Everything Is Possible For An Eccentric, Especially When He Is English – Part Twenty
Mary Boyle, Countess of Cork and Orrery (1746 –1840)
Mary Monckton – she became Mary Boyle when she married the seventh Earl of Cork in 1786 – was one of, if not the, pre-eminent society hostesses of the 18th century. She had a phenomenal memory and an outstanding wit and invitations to her soirees were the hottest tickets in town. She even charmed the curmudgeon that was Doctor Johnson; Boswell records “her vivacity enchanted the Sage, and they used to talk together with all imaginable ease.”
Mary was not a society beauty, although she became an oil painting, Sir Joshua Reynolds committing her image to paint in 1778-9. Fanny Burney described her as being “very short, very fat but handsome, splendidly and fantastically dressed, rouged not unbecomingly yet evidently and palpably desirous of gaining notice and admiration.” Among those who came to her dinners and receptions were the likes of Lord Byron, Sir Walter Scott, Richard Sheridan, and the Prince Regent. So famous did Mary become that in Georgette Heyer’s Venetia, a character is described as seeing herself as a “second Lady Cork, to whose salons it is an honour to be invited.” The context, though, shows that the remark is not intended to be flattering.
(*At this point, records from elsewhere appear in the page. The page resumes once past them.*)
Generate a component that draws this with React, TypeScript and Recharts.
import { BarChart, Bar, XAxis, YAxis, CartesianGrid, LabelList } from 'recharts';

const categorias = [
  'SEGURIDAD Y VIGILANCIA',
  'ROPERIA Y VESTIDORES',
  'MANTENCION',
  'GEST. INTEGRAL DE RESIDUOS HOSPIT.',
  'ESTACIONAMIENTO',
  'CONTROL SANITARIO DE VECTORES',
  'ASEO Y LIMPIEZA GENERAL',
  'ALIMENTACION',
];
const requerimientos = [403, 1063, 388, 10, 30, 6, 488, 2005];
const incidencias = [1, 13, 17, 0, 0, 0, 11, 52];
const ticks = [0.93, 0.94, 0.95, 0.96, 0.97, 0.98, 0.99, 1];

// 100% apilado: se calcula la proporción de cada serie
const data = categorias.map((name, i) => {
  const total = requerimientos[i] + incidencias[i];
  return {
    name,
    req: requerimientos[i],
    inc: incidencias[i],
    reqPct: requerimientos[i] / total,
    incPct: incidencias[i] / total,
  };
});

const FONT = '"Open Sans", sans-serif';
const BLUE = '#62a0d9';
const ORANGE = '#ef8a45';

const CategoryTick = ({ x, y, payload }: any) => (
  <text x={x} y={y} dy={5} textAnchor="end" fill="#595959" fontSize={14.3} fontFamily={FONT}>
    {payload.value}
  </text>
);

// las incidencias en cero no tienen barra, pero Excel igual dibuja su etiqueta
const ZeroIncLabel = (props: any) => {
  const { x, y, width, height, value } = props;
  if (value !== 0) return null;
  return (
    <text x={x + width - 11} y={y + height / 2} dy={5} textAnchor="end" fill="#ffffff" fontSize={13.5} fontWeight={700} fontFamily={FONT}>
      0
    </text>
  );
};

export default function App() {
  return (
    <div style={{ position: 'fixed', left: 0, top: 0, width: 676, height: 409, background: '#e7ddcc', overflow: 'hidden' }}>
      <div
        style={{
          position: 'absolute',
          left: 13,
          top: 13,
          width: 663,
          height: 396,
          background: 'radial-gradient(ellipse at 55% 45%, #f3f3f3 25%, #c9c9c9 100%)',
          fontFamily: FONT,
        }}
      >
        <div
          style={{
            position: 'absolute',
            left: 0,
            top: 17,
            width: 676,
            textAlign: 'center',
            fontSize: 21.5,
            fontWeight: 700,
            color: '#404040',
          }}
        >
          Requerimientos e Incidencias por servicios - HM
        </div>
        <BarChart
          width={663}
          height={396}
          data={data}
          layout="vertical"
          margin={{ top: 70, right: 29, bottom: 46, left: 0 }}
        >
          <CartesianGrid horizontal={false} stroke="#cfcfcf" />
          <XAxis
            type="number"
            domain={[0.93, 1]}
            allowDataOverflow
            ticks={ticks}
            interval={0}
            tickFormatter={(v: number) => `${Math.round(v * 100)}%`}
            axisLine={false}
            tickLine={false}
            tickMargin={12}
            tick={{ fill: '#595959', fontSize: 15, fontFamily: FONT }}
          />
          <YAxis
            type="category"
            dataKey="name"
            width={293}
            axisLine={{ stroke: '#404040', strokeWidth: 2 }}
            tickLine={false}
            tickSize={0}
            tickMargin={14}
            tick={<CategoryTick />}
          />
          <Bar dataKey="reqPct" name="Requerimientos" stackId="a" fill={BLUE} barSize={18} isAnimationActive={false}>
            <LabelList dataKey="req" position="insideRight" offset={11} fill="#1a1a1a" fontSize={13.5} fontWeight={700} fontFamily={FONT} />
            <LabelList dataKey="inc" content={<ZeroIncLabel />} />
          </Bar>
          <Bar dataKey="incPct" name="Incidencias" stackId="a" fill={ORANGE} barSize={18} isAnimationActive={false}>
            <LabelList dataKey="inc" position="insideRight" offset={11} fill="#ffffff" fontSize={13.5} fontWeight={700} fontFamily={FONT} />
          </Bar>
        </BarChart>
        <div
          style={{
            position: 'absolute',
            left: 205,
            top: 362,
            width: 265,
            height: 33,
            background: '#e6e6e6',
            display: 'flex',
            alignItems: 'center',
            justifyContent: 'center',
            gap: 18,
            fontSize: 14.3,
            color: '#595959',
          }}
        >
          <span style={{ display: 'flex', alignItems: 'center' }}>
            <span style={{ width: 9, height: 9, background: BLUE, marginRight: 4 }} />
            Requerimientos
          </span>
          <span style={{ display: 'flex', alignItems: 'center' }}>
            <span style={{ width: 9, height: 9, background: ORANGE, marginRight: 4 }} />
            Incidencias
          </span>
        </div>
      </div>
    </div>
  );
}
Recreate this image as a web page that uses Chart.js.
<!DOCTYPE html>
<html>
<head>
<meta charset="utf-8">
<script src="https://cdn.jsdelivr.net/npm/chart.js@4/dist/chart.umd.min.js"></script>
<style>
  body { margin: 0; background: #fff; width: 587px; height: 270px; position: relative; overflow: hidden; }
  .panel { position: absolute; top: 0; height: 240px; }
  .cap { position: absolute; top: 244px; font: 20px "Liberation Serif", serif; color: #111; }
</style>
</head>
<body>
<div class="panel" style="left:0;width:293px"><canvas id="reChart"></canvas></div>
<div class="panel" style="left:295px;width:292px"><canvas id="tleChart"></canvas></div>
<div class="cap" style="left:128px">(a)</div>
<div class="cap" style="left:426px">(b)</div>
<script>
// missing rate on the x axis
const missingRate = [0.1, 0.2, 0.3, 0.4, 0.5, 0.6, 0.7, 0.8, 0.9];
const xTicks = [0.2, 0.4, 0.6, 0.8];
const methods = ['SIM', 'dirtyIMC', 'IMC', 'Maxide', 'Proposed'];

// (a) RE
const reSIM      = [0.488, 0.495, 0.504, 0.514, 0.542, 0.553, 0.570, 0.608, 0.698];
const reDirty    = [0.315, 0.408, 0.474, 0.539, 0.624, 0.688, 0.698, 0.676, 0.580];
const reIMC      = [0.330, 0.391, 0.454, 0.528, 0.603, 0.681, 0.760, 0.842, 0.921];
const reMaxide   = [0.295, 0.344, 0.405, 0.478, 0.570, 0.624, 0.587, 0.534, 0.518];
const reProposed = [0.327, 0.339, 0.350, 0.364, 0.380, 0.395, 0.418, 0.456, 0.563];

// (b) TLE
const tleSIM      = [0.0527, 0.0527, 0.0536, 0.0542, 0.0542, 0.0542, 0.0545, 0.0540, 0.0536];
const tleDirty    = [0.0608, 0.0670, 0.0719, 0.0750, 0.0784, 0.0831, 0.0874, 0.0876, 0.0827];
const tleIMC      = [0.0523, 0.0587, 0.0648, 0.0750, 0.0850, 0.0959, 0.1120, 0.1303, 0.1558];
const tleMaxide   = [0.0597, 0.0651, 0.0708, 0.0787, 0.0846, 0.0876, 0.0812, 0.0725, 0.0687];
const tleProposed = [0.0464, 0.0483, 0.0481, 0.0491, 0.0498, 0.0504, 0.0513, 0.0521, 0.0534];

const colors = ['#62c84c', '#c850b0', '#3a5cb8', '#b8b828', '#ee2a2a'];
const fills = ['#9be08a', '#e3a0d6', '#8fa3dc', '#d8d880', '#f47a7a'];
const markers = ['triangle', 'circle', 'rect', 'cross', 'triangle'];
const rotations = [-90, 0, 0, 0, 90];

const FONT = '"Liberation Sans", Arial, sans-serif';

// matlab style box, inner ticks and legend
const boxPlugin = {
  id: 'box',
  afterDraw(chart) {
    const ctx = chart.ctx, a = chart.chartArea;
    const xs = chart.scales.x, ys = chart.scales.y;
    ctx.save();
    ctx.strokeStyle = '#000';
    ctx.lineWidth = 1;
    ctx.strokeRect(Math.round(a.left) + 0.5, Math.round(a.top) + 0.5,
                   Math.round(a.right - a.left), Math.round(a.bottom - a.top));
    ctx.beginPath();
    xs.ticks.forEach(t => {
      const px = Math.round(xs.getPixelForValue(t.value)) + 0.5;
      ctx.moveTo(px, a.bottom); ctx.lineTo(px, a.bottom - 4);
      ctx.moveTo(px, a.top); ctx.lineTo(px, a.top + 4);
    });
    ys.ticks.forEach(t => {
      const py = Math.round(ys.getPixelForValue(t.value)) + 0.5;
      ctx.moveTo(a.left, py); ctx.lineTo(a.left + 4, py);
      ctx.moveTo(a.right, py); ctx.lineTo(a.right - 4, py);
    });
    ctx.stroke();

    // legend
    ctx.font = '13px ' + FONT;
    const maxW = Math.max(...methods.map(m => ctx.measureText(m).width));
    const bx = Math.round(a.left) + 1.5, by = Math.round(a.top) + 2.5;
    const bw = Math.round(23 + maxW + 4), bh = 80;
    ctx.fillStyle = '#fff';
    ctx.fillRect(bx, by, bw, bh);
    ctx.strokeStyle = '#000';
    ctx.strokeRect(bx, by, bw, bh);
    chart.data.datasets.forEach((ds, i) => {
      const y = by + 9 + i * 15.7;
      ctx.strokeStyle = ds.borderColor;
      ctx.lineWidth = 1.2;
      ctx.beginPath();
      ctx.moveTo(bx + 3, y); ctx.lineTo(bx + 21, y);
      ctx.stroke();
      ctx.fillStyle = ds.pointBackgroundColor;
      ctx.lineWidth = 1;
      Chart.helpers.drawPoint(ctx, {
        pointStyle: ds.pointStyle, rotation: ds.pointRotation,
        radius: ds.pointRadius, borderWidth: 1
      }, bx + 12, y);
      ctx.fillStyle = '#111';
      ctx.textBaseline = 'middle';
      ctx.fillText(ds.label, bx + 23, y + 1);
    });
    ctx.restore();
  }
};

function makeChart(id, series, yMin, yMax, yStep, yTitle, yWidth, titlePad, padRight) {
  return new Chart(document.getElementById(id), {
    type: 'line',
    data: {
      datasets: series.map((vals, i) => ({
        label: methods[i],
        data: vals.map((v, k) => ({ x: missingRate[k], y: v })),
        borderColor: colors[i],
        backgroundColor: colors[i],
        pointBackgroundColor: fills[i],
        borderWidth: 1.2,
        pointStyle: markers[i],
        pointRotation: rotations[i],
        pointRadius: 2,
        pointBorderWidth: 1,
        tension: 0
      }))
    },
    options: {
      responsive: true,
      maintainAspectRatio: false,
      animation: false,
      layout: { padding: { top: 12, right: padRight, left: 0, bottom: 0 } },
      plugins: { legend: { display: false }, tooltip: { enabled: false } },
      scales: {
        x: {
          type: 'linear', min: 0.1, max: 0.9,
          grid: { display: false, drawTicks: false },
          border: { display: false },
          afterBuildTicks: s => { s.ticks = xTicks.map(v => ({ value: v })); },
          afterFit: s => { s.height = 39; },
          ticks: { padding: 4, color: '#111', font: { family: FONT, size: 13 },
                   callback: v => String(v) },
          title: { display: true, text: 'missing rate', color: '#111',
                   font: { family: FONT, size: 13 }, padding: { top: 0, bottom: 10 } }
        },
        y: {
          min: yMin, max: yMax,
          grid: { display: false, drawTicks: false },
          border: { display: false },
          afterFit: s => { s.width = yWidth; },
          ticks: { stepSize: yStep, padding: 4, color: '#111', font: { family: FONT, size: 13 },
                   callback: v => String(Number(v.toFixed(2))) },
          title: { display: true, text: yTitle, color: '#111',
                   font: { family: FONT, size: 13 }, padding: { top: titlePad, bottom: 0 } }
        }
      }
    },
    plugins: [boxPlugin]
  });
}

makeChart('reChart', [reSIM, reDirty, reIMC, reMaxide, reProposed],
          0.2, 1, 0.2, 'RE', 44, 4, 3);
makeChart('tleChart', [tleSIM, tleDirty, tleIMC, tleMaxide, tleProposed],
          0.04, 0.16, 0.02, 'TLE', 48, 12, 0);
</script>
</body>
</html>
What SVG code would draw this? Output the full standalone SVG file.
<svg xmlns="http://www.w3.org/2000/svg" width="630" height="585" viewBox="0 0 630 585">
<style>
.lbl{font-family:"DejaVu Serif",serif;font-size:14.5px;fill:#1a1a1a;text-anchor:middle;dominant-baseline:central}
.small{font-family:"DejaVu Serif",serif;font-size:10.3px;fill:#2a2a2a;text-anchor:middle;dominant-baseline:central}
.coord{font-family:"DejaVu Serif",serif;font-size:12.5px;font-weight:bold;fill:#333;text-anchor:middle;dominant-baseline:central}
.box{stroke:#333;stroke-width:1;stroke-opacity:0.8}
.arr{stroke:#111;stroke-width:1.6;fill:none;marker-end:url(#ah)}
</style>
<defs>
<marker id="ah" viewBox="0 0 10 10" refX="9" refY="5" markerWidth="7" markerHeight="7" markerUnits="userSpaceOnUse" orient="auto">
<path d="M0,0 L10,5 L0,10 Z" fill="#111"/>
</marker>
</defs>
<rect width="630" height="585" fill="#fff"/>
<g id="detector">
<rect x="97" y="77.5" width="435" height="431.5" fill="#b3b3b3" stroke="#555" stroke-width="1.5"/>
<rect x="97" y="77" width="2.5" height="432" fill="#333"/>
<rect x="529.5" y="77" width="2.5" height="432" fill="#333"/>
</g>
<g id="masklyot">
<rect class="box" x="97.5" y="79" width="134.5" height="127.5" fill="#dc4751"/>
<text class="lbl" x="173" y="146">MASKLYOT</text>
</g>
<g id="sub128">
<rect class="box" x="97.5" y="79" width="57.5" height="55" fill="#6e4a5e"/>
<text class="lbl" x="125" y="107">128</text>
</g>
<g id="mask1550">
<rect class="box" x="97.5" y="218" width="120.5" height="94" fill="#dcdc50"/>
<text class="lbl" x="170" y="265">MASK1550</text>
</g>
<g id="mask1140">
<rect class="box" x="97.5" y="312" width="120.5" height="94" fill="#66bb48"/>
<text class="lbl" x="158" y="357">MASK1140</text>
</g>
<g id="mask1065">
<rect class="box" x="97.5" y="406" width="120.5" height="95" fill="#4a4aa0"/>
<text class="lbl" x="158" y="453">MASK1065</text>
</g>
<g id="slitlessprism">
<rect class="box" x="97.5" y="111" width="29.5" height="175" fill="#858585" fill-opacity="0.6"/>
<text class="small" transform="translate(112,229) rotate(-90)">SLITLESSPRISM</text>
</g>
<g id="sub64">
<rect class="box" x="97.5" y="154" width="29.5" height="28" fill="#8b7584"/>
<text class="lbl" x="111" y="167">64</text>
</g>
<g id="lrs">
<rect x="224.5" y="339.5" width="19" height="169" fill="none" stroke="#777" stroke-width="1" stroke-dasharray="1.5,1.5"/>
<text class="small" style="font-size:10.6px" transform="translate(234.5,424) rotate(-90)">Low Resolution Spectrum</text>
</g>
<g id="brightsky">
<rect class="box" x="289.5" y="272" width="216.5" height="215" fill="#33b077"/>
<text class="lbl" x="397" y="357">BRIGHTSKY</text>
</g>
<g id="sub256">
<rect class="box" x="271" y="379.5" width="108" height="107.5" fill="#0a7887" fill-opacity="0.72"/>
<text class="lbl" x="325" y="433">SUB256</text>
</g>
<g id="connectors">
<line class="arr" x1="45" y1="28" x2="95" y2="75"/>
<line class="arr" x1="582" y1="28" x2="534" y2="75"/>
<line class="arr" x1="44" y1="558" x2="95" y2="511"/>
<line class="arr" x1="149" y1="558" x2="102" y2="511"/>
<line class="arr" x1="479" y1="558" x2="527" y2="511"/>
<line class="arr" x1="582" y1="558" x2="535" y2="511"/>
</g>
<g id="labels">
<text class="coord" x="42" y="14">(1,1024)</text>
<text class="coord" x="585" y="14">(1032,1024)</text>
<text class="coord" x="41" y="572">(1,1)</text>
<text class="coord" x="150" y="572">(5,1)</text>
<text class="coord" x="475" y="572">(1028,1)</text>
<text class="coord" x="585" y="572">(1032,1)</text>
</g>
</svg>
Mary’s drawing rooms were rather Spartan affairs, without anything in the way of ornaments or decorations. Around the walls of the room were dozens of large, comfortable armchairs, fixed in a way that they could not be moved. The reason for this may be connected with the fact that no matter how splendid her soirees were, she rarely received invitations to dine elsewhere.
The reason was simple – she was an incorrigible kleptomaniac.
So notorious was Mary that if she was to be entertained, the hosts would remove all their best silver and make do with ordinary pewter cutlery. This did not put Mary off. She would simply scoop the lot up, put them in her muff which she carried for the purpose and take them home. One of her maid’s duties after one of Mary’s excursions was to make out an inventory of what did not belong to her mistress and return them to their rightful owners with a note of apology.
In those days, it was the custom for tradesmen to take their goods out of their shops to the waiting carriages of the great and good so that they could peruse their wares without having to rub shoulders with the hoi polloi. This courtesy was not extended to Mary. When her carriage pulled up, the unfortunate tradesman had to insist that she descended and enter their humble shop, doubtless making sure that everything moveable was securely fastened or nailed down.
On one occasion Mary drove off in a carriage belonging to a fellow guest. When the rather irate chap called to remonstrate and recover his property, Mary was unabashed, refusing to apologise and even having the audacity to complain that the steps were rather high for her short legs.
A hotel that she stayed in had a pet hedgehog which ran about the entrance hall. This was too much of a temptation for Mary to resist. She scooped it up into her muff, later exchanging at a baker’s for a sponge cake. It seems that the creature had been too prickly a character for her to endure. One wag noted that heaven would be too boring for Mary – there would be nothing to pinch.
She lived to the ripe old age of ninety-four, still entertaining well into her nineties. She had no conscience and her approach to life was summed up rather well by her niece in this little ditty; “Look at me/ I’m ninety three/ and all my faculties I keep/ Eat, drink and laugh and soundly sleep.”
But in a time when stealing property could get you hung or, worse still, transported to Australia, there was clearly another law for the rich and well connected.